The other element of the strategy, though, is procedural: A movie must be publicly exhibited before the end of the year to be considered for the Academy Awards. Most of the films pegged as probable Best Picture contenders by goldderby.com — including “Spotlight,” “The Martian,” “Room,” “Bridge of Spies” and “Brooklyn” — debuted in Pittsburgh weeks, if not months, ago.

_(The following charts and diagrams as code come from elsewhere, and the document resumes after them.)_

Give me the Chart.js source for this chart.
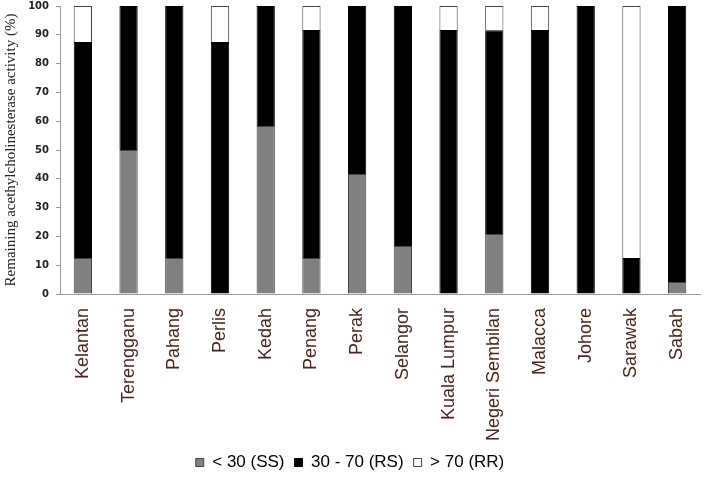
<!DOCTYPE html>
<html>
<head>
<meta charset="utf-8">
<script src="https://cdn.jsdelivr.net/npm/chart.js@4"></script>
<style>
  html, body { margin: 0; padding: 0; background: #fff; }
  #wrap { width: 716px; height: 481px; }
</style>
</head>
<body>
<div id="wrap"><canvas id="resistChart" width="716" height="481"></canvas></div>
<script>
// States sampled
const states = ['Kelantan', 'Terengganu', 'Pahang', 'Perlis', 'Kedah', 'Penang', 'Perak',
  'Selangor', 'Kuala Lumpur', 'Negeri Sembilan', 'Malacca', 'Johore', 'Sarawak', 'Sabah'];

// Percentage of samples in each activity class
const ss = [12.5, 50, 12.5, 0, 58.3, 12.5, 41.7, 16.7, 0, 20.8, 0, 0, 0, 4.2];      // < 30 (SS)
const rs = [75, 50, 87.5, 87.5, 41.7, 79.2, 58.3, 83.3, 91.7, 70.8, 91.7, 100, 12.5, 95.8]; // 30 - 70 (RS)
const rr = [12.5, 0, 0, 12.5, 0, 8.3, 0, 0, 8.3, 8.4, 8.3, 0, 87.5, 0];             // > 70 (RR)

const yTicks = [0, 10, 20, 30, 40, 50, 60, 70, 80, 90, 100];

const ctx = document.getElementById('resistChart').getContext('2d');
new Chart(ctx, {
  type: 'bar',
  data: {
    labels: states,
    datasets: [
      { label: '< 30 (SS)', data: ss, backgroundColor: '#808080', borderColor: '#444', borderWidth: 1 },
      { label: '30 - 70 (RS)', data: rs, backgroundColor: '#000000', borderColor: '#000', borderWidth: 1 },
      { label: '> 70 (RR)', data: rr, backgroundColor: '#ffffff', borderColor: '#444', borderWidth: 1 }
    ]
  },
  options: {
    responsive: false,
    animation: false,
    layout: { padding: { top: 0, right: 16, left: 0, bottom: 0 } },
    datasets: { bar: { barPercentage: 0.4, categoryPercentage: 1 } },
    plugins: {
      legend: {
        position: 'bottom',
        labels: {
          boxWidth: 8,
          boxHeight: 8,
          padding: 10,
          color: '#000',
          font: { family: '"Liberation Sans Narrow", "Liberation Sans", Arial', size: 17 }
        }
      },
      tooltip: { enabled: false }
    },
    scales: {
      x: {
        stacked: true,
        afterFit: s => { s.height = 150; },
        border: { color: '#999', width: 1 },
        grid: { display: false },
        ticks: {
          minRotation: 90,
          maxRotation: 90,
          autoSkip: false,
          padding: 6,
          color: '#4f231b',
          font: { family: '"Liberation Sans", Arial', size: 18 }
        }
      },
      y: {
        stacked: true,
        min: 0,
        max: 100,
        afterFit: s => { s.width = 60; s.paddingTop = 6; s.paddingBottom = 0; },
        afterBuildTicks: s => { s.ticks = yTicks.map(v => ({ value: v })); },
        border: { color: '#999', width: 1 },
        grid: { drawOnChartArea: false, color: '#999', tickLength: 4 },
        ticks: {
          padding: 7,
          color: '#222',
          font: { family: '"DejaVu Sans", Verdana', size: 10, weight: 'bold' }
        },
        title: {
          display: true,
          text: 'Remaining acethylcholinesterase activity (%)',
          color: '#222',
          padding: { top: 2, bottom: 2 },
          font: { family: '"Liberation Serif", "Times New Roman"', size: 15 }
        }
      }
    }
  }
});
</script>
</body>
</html>
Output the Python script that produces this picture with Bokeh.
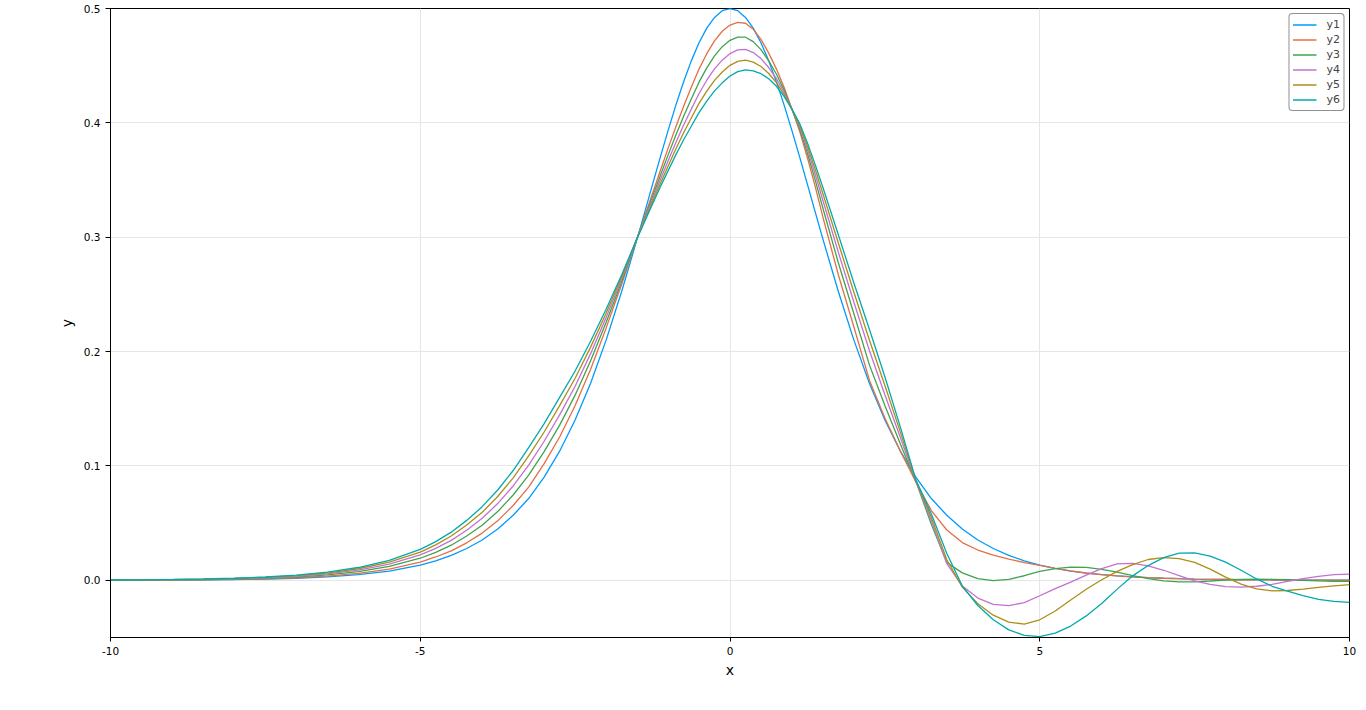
from bokeh.plotting import figure
from bokeh.models import (ColumnDataSource, Range1d, FixedTicker,
                          NumeralTickFormatter, Legend, LegendItem)
from bokeh.embed import file_html
from bokeh.resources import INLINE

# ---------------- data ----------------
x = [-10, -9.5, -9, -8.5, -8, -7.5, -7, -6.5, -6, -5.5, -5,
     -4.75, -4.5, -4.25, -4, -3.75, -3.5, -3.25, -3, -2.75, -2.5, -2.25, -2, -1.75, -1.5,
     -1.375, -1.25, -1.125, -1, -0.875, -0.75, -0.625, -0.5, -0.375, -0.25, -0.125, 0,
     0.125, 0.25, 0.375, 0.5, 0.625, 0.75, 0.875, 1, 1.125, 1.25, 1.375, 1.5,
     1.75, 2, 2.25, 2.5, 2.75, 3, 3.25, 3.5, 3.75, 4, 4.25, 4.5, 4.75, 5,
     5.25, 5.5, 5.75, 6, 6.25, 6.5, 6.75, 7, 7.25, 7.5, 7.75, 8,
     8.25, 8.5, 8.75, 9, 9.25, 9.5, 9.75, 10]

y1 = [0.00009, 0.00015, 0.00025, 0.0004, 0.00067, 0.0011, 0.0018, 0.003, 0.0049, 0.0081, 0.0133,
      0.0171, 0.0218, 0.0278, 0.0353, 0.0448, 0.0569, 0.0715, 0.0903, 0.1129, 0.1402, 0.1724, 0.21, 0.2523, 0.2983,
      0.3222, 0.3462, 0.37, 0.3932, 0.4153, 0.4358, 0.4542, 0.47, 0.4828, 0.4922, 0.4981, 0.5,
      0.4981, 0.4922, 0.4828, 0.47, 0.4542, 0.4358, 0.4153, 0.3932, 0.37, 0.3462, 0.3222, 0.2983,
      0.2523, 0.21, 0.1724, 0.1402, 0.1129, 0.0903, 0.0715, 0.0569, 0.0448, 0.0353, 0.0278, 0.0218, 0.0171, 0.0133,
      0.0104, 0.0081, 0.0063, 0.0049, 0.0039, 0.003, 0.0023, 0.0018, 0.0014, 0.0011, 0.0009, 0.0007,
      0.0005, 0.0004, 0.0003, 0.00025, 0.0002, 0.00015, 0.0001, 0.00009]

y2 = [0.00011, 0.00019, 0.00031, 0.0005, 0.00082, 0.00135, 0.0022, 0.00366, 0.006, 0.0098, 0.016,
      0.0204, 0.0258, 0.0328, 0.0413, 0.052, 0.0654, 0.0815, 0.102, 0.1253, 0.1528, 0.1845, 0.2205, 0.2586, 0.2992,
      0.3187, 0.3385, 0.3582, 0.3777, 0.3964, 0.4143, 0.4311, 0.447, 0.4605, 0.4717, 0.4801, 0.4855,
      0.4879, 0.4871, 0.4819, 0.473, 0.461, 0.447, 0.431, 0.412, 0.3925, 0.3695, 0.3445, 0.3175,
      0.267, 0.2215, 0.175, 0.142, 0.113, 0.086, 0.061, 0.044, 0.033, 0.0265, 0.022, 0.0185, 0.0155, 0.013,
      0.0105, 0.0082, 0.0064, 0.0049, 0.0038, 0.003, 0.0023, 0.0018, 0.0014, 0.0011, 0.0009, 0.0007,
      0.0005, 0.0004, 0.0003, 0.00025, 0.0002, 0.00015, 0.0001, 0.00009]

y3 = [0.00017, 0.00027, 0.00044, 0.0007, 0.00111, 0.0018, 0.00289, 0.00469, 0.00756, 0.01211, 0.0193,
      0.0244, 0.0307, 0.0387, 0.0482, 0.0601, 0.0746, 0.0919, 0.1125, 0.1357, 0.1619, 0.1919, 0.2255, 0.2611, 0.2991,
      0.3173, 0.3357, 0.3539, 0.3718, 0.3891, 0.4055, 0.4209, 0.4356, 0.4481, 0.4586, 0.4666, 0.4722,
      0.475, 0.4749, 0.471, 0.464, 0.4543, 0.4425, 0.4286, 0.412, 0.3946, 0.3734, 0.3502, 0.3253,
      0.2775, 0.2331, 0.1884, 0.1528, 0.1193, 0.0866, 0.049, 0.0155, 0.0065, 0.0015, -0.0003, 0.0008, 0.004, 0.0078,
      0.0103, 0.0115, 0.0113, 0.0096, 0.0071, 0.0042, 0.0015, -0.0005, -0.0014, -0.0013, -0.0006, 0.0002,
      0.0008, 0.001, 0.0009, 0.0005, 0.0, -0.0005, -0.0008, -0.001]

y4 = [0.00022, 0.00035, 0.00055, 0.00087, 0.00137, 0.00222, 0.00349, 0.00559, 0.00891, 0.01411, 0.0222,
      0.0279, 0.0349, 0.0438, 0.0542, 0.0671, 0.0825, 0.1008, 0.1216, 0.1447, 0.1697, 0.1982, 0.2297, 0.2633, 0.2991,
      0.3161, 0.3332, 0.3502, 0.3667, 0.3827, 0.3979, 0.412, 0.4257, 0.4373, 0.4472, 0.4548, 0.4606,
      0.4638, 0.4643, 0.4615, 0.4562, 0.4484, 0.4386, 0.4265, 0.412, 0.3964, 0.3768, 0.3551, 0.3321,
      0.2866, 0.2431, 0.2009, 0.1622, 0.1248, 0.0871, 0.052, 0.0145, -0.005, -0.0155, -0.021, -0.0222, -0.0195, -0.0135,
      -0.0072, -0.0015, 0.0045, 0.0103, 0.0143, 0.0148, 0.0127, 0.0088, 0.0042, -0.0005, -0.0035, -0.0055,
      -0.006, -0.0052, -0.0035, -0.001, 0.0015, 0.0035, 0.005, 0.0055]

y5 = [0.00026, 0.00041, 0.00065, 0.00102, 0.00159, 0.00257, 0.00402, 0.00638, 0.01011, 0.01588, 0.0247,
      0.031, 0.0387, 0.0483, 0.0595, 0.0733, 0.0896, 0.1088, 0.1297, 0.1527, 0.1767, 0.2039, 0.2335, 0.2652, 0.299,
      0.315, 0.331, 0.347, 0.3621, 0.3771, 0.3912, 0.4042, 0.417, 0.4277, 0.4372, 0.4445, 0.4503,
      0.4538, 0.4549, 0.4531, 0.4493, 0.4432, 0.4352, 0.4247, 0.412, 0.398, 0.3798, 0.3595, 0.338,
      0.2947, 0.2519, 0.2102, 0.1704, 0.1296, 0.0876, 0.055, 0.018, -0.006, -0.0205, -0.0305, -0.0365, -0.0383, -0.0345,
      -0.0268, -0.0172, -0.0078, 0.0005, 0.0078, 0.0138, 0.0182, 0.0198, 0.019, 0.0157, 0.0098, 0.0028,
      -0.0033, -0.0075, -0.0092, -0.0089, -0.0077, -0.0062, -0.0049, -0.0038]

y6 = [0.0003, 0.00047, 0.00074, 0.00116, 0.0018, 0.0029, 0.0045, 0.0071, 0.0112, 0.0175, 0.027,
      0.0338, 0.0421, 0.0524, 0.0644, 0.079, 0.096, 0.116, 0.137, 0.16, 0.183, 0.209, 0.237, 0.267, 0.299,
      0.314, 0.329, 0.344, 0.358, 0.372, 0.385, 0.397, 0.409, 0.419, 0.428, 0.435, 0.441,
      0.4448, 0.4464, 0.4455, 0.443, 0.4385, 0.432, 0.423, 0.412, 0.3995, 0.3825, 0.3635, 0.3435,
      0.302, 0.26, 0.2195, 0.178, 0.134, 0.088, 0.058, 0.0234, -0.005, -0.022, -0.0345, -0.0433, -0.0482, -0.0492,
      -0.0462, -0.04, -0.0311, -0.0202, -0.0077, 0.0039, 0.0129, 0.0198, 0.0237, 0.0239, 0.0211, 0.0159,
      0.0088, 0.0012, -0.0052, -0.0094, -0.0134, -0.0166, -0.0185, -0.0192]

series_names = ["y1", "y2", "y3", "y4", "y5", "y6"]
series_colors = ["#009AFA", "#E36F47", "#3EA44E", "#C371D2", "#AC8E18", "#00AAAE"]
x_ticks = [-10, -5, 0, 5, 10]
y_ticks = [0.0, 0.1, 0.2, 0.3, 0.4, 0.5]

# ---------------- figure ----------------
src = ColumnDataSource(dict(x=x, y1=y1, y2=y2, y3=y3, y4=y4, y5=y5, y6=y6))

p = figure(width=1358, height=698, output_backend="svg", toolbar_location=None,
           x_range=Range1d(-10, 10), y_range=Range1d(-0.05, 0.5),
           min_border_left=110, min_border_right=9, min_border_top=8, min_border_bottom=61)
p.background_fill_color = "white"
p.border_fill_color = "white"
p.outline_line_color = "black"
p.outline_line_width = 1
p.outline_line_alpha = 1

p.xaxis.ticker = FixedTicker(ticks=x_ticks)
p.yaxis.ticker = FixedTicker(ticks=y_ticks)
p.xaxis.formatter = NumeralTickFormatter(format="0")
p.yaxis.formatter = NumeralTickFormatter(format="0.0")

for ax in (p.xaxis, p.yaxis):
    ax.axis_line_color = "black"
    ax.axis_line_width = 1
    ax.major_tick_line_color = "black"
    ax.major_tick_in = 0
    ax.minor_tick_line_color = None
    ax.major_label_text_font = "DejaVu Sans"
    ax.major_label_text_font_size = "10.5px"
    ax.major_label_text_color = "black"
    ax.axis_label_text_font = "DejaVu Sans"
    ax.axis_label_text_font_size = "14px"
    ax.axis_label_text_font_style = "normal"
    ax.axis_label_text_color = "black"

p.xaxis.major_tick_out = 4
p.xaxis.major_label_standoff = 5
p.xaxis.axis_label = "x"
p.xaxis.axis_label_standoff = 4
p.yaxis.major_tick_out = 5
p.yaxis.major_label_standoff = 5
p.yaxis.axis_label = "y"
p.yaxis.axis_label_standoff = 6

p.grid.grid_line_color = "#e6e6e6"
p.grid.grid_line_width = 1

items = []
for name, col in zip(series_names, series_colors):
    r = p.line("x", name, source=src, line_color=col, line_width=1.3)
    items.append(LegendItem(label=name, renderers=[r]))

legend = Legend(items=items, location="top_right")
legend.margin = 5
legend.padding = 3
legend.spacing = 0
legend.glyph_width = 24
legend.glyph_height = 15
legend.label_height = 15
legend.label_width = 13
legend.label_standoff = 10
legend.label_text_font = "DejaVu Sans"
legend.label_text_font_size = "11px"
legend.border_line_color = "#222222"
legend.border_line_width = 1
legend.background_fill_color = "white"
legend.background_fill_alpha = 1
if "border_radius" in Legend.properties():
    legend.border_radius = 4
p.add_layout(legend)

open("out.html", "w").write(file_html(p, INLINE))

If you’re looking to get a jump on the other nominees before they’re announced on Jan. 14, here are a few late arrivals to look for. “Carol,” from acclaimed director Todd Haynes, stars Cate Blanchett and Rooney Mara (above) as two women forging a romantic relationship in 1950s New York City. Both actresses are believed to be in line for acting nominations, and the film could receive a shot at Best Picture; as of press time, no Pittsburgh release date has been announced, so keep an eye out.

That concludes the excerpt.